The film cuts back to Pedro in his home and someone knocks at his door claiming to be the police. Pedro then rushes to get rid of all his drugs. After he gets rid of the drugs he answers the door only to be greeted by Man who says "April Fools".

The film then shows a paper article about Afghanistan and a skit taking place there plays out. The body crab then appears on someones shoulder in Afghanistan but is shot. The camera then zooms into a courtroom skit. Soon Man is shown to be on trial. Man wanders around the courtroom and then returns to his table to gather up drugs which were to be used as evidence against him. Man begins to ramble much to the chagrin of his lawyer. Man approaches the judge's desk, climbs on it then passes out. The scene dissolves into Man passed out on the floor in his house. It appears that it was actually a dream. Pedro knocks on the door, waking him up. The "Dave's not here" skit then begins to play out. Pedro is trying to get in but Man refuses to open the door. Pedro gives up and begins to cry. The body crab then appears underneath a deck board but is roasted as he turns into a vampire and is exposed to natural sunlight. Man, still inside, starts to watch a show called "Wake up America". The Wake Up America skit involves a reporter who is a parody of Geraldo Rivera investigating the recording industry. After the reporter is ejected from the studio Pedro is seen walking by. The body crab catches his scent and tries to dive on him from a window sill but lands on an electric wire instead.

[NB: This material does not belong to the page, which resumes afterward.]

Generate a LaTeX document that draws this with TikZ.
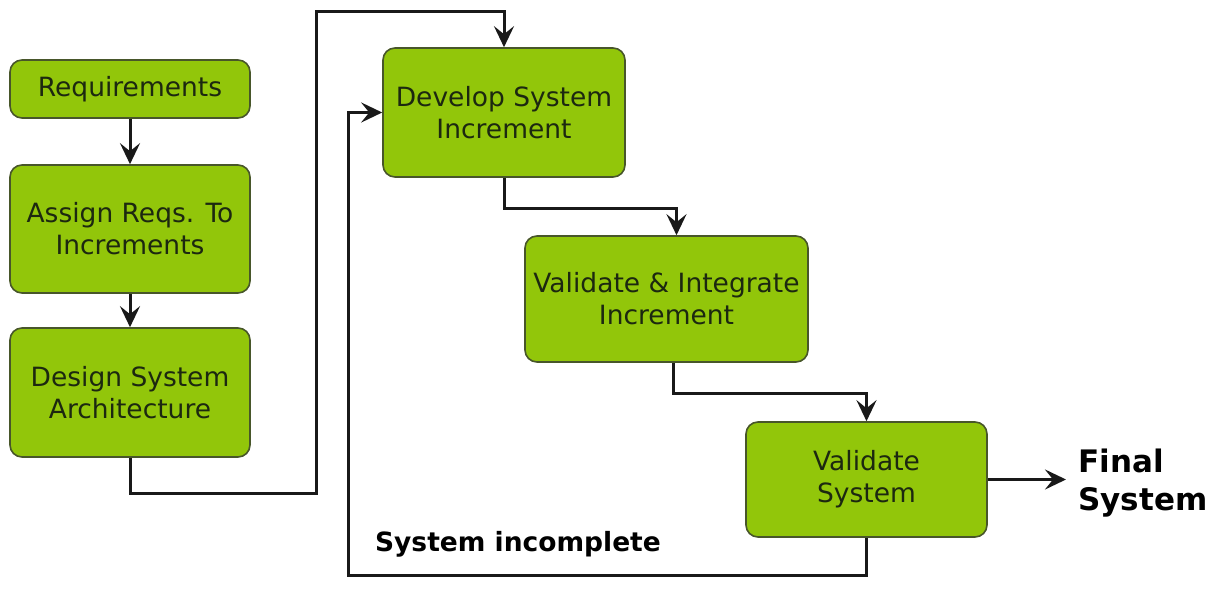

Man is shown on the phone at a diner making a drug deal. After that call ends, Pedro makes a few song requests on the phone with a local radio station. Man leaves and a cop approaches Pedro as he is trying to listen to the radio. He finds Man's drugs but since Pedro is the only one around at that time he is arrested instead. He takes Pedro outside and the camera zooms across the street to Sister Mary Elephant's school. Another skit involving a nun teaching a class takes place. Shortly after, Sargent Stadanko then joins Sister Mary Elephant's class to speak out against drug use. Just as Sargent Stadanko is about to leave Pedro opens the door to the class. Pedro and Man then play Earache My Eye. The body crab appears during the song and starts to head-bang. It runs after them but falls into a jar of chemicals. Pedro and Man are then seen lifted into a rocket and they launch into outer space. The body crab is seen to have made it on the rocket and jumps in Man's beard. The rocket crashes into the moon and the moon proceeds to smoke it as its appearance is similar to a joint.

During the credits a scene shows the body crab singing and having a party on Man's beard. Man again plucks it and throws it away.

==Cast==
- Cheech Marin - Jacque Culot, Pedro De Pacas, Herbie (Dog), Nazi, Show Host, Juan Mo'ty, Righton Washington, Empire Hancock Host, Mr. Stromberg, Jamie, Acapulco Gold Host, P.A., Captain, Soldier #1, Rodriguez, R.F.D. Soldier #1, Bailiff, Judge Gladys Dykes, Attorney, Horrendo Revolver, Sister Marry Elephant, Swifty, Lucy, Alice Bowie
- Tommy Chong - Buster "The Body Crab", Man, Ticket Guy, Ralph (Dog), Screaming Woman, Bob Bitchin, Laidback Lenny, Blind Melon Chitlin, Doctor, Ashley Roachclip, Com Soldier, Brown, R.F.D. Soldier #1, Leslie Horwinkle, Stoner, Security Guard, Guy In Bathroom, Nemo Track's, Narc, Radio Host, Billy, Horseface, Chongo, Sgt. Stadanko, Captain Quaalude

==Soundtrack==
The soundtrack for the film was released on April 9, 2013.

==Releases==
The movie debuted in theaters on March 18, 2013, by 20th Century Fox. The DVD and Blu-ray release by 20th Century Fox Home Entertainment followed shortly after on April 23, 2013.

==Reception==

High Def Digest wrote that "The filmmakers' attempts to connect the sketches are so thin and poorly conceived that I'm a little confused as to why they bothered at all" and "The visual embellishments rarely add much to the humor [...] these additions actually end up diminishing a lot of the legitimate comedy found in the duo's vocal performances [and] the movie only proves how much more effective these sketches are when the audience is only focused on the audio, letting their own imaginations fill in the blanks themselves." Merry Jane advised viewers, "Don't puff, just pass."